We give effect to the reason of the law over the letter of the law by means of those maxims of construction which allow a court to correct, insert or delete words—even phrases—to avoid absurdity and give meaning to a statute. Bingham v. Birmingham, 103 Mo. 345, 15 S.W. 533, 535 (1891); City of Kirkwood v. Missouri State Board of Mediation, 478 S.W.2d 690, 695[6-7] (Mo. App.1972). Accordingly, we excise the first phrase of § 362.107(4), set off by brackets, as improvidently included, so that the operative statute as underscored reads:

[If the director of finance is not satisfied and denies the application] [T]he action of the director in granting or denying any such application may be appealed from and be reviewed in the same manner as action by him pursuant to section 362.040 may be appealed from and reviewed.

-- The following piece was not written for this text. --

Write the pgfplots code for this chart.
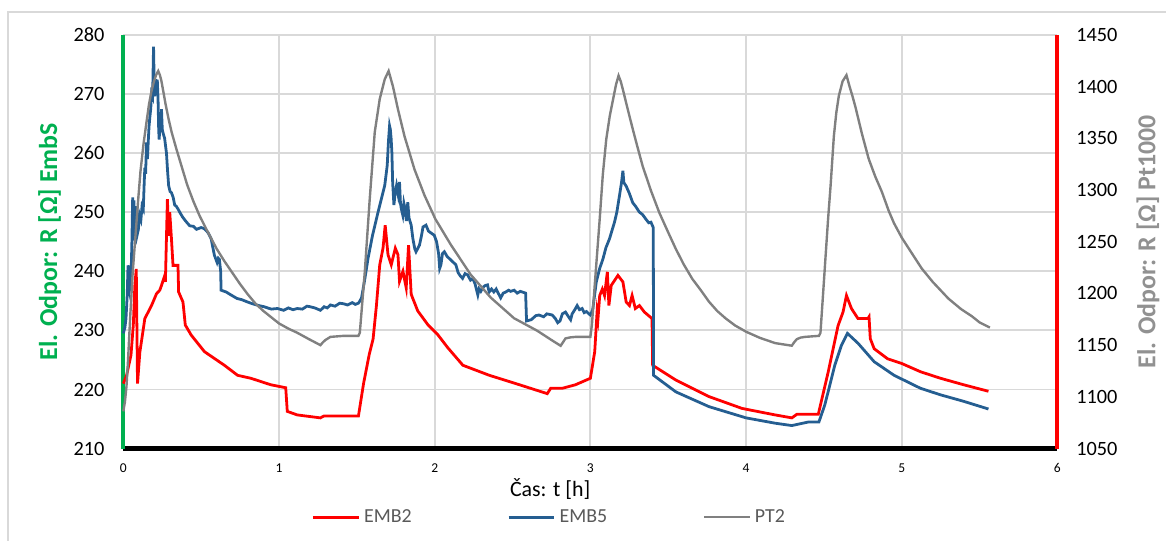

Our conclusion that Belton Bank has standing and comes within the operation of § 362.107(4) for review to the State Banking Board from the grant of a facility decides this appeal.

Accordingly, the cause is reversed and remanded with directions to remand to the State Board for further proceedings.

All concur.

NOTES

[1] § 361.094, RSMo 1969, establishes procedures for review of orders by the Commissioner of Finance for approval or denial of applications for the incorporation or relocation of banks.

[2] § 362.107 authorizes a bank or trust company, upon approval by the Commissioner of Finance, to operate a bank facility separate from the banking house, and undertakes to establish a means of review from the action of the Commissioner. The language of this section, which we rescript at a more appropriate point of reference, gives rise to the apparent ambiguity later defined.

[3] The Board of Appeals was replaced by the State Banking Board by enactment of § 361.097 in 1955.

[4] The designation Commissioner of Finance was replaced by Director of Finance in the 1976 statutory revision.